Baca Juga: Laporan Ngawur untuk Novel Baswedan dan Gelapnya 'Peristiwa Subuh'
Ia lantas mencontohkan dengan mengatur pembatasan belanja kampanye, serius membenahi akuntabilitas dana kampanye dengan skema yang bisa memberi efek jera pada paslon yang melanggar, penegakan hukum atas politik uang yang lebih tegas, pemberantasan praktik mahar politik secara kongkret, serta memberi ruang keterlibatan PPATK dan KPK dalam pencegahan dan penindakan korupsi politik.

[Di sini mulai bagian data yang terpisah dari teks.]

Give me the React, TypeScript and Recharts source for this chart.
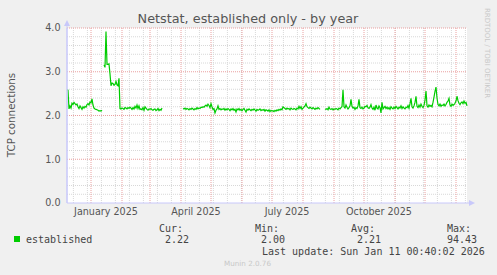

"Mestinya (Mendagri) bisa lebih fokus pada hal-hal mendesak yang perlu dituntaskan. Misal soal kesiapan penganggaran pilkada 2020, menuntaskan perekaman KTP elektronik dan konsolidasi administrasi kependudukan warga negara. Serta masih banyak pekerjaan rumah dalam negeri lainnya," paparnya.
Namun, ide Tito didukung oleh para politikus. Mereka menilai memang perlu ada evaluasi terhadap sistem Pilkada langsung.
Sekretaris Jenderal PDI Perjuangan Hasto Kristiyanto mengatakan partainya sepakat dengan argumen sistem Pilkada langsung memang memakan biaya tinggi yang berdampak pada meningkatnya korupsi dan menambah ketegangan politik.
"PDIP menanggapi positif gagasan Mendagri Tito Karnavian untuk melalukan evaluasi terhadap pelaksanaan sistem pemilu langsung yang menyebabkan tingginya biaya pemilu, korupsi, dan “ketegangan politik” akibat demokrasi bercita-rasa liberal kapitalistik yang selama ini diterapkan di Indonesia," ujar Hasto melalui keterangan tertulisnya, Jumat (8/11/2019).
Selain itu, kata Hasto, Pilkada langsung yang berbiaya tinggi akan memunculkan oligarki baru yang mana mereka yang memiliki akses media yang luas dan melakukan mobilisasi sumber dayalah yang berpeluang terpilih. Sehingga hal ini mengubah demokrasi dari rakyat, untuk rakyat, dan oleh rakyat menjadi sistem kapitalis.
Sementara Sekretaris Jenderal PPP, Arsul Sani mengatakan pembahasan di DPR mengenai Pilkada langsung sudah lama terlihat jika menang lebih banyak mudaratnya. Meski demikian, ada pula manfaatnya, yaitu hak demokrasi secara langsung bisa dinikmati rakyat.
"Menurut kami di PPP sudah saatnya ada penelitian empiris tentang manfaat dan mudaratnya pilkada langsung sebelum pemerintah dan DPR sebagai pembentuk UU kemudian mengambil langkah kebijakan termasuk politik hukum baru misalnya pilkadanya diubah jadi enggak langsung," ujar Arsul.
Sebelumnya, Mendagri Tito Karnavian mempertanyakan relevansi pilkada langsung yang berlaku saat ini. Ia menilai sistem pemilihan tersebut lebih banyak dampak negatifnya, salah satunya adalah biaya politik tinggi yang berdampak pada banyaknya korupsi oleh kepala daerah.
"Apakah sistem politik pemilu pilkada ini masih relevan setelah 20 tahun.Banyak manfaatnya partisipasi demokrasi, tapi kita lihat mudaratnya juga ada, politik biaya tinggi," kata Tito di Gedung Parlemen, Rabu (6/11).
Tingginya biaya politik saat Pilkada langsung, kata Tito tak membuat dirinya terkejut jika akhirnya banyak kepala daerah yang berpotensi melakukan tindak pidana korupsi dan terkena operasi tangkap tangan (OTT) oleh Komisi Pemberantasan Korupsi (KPK).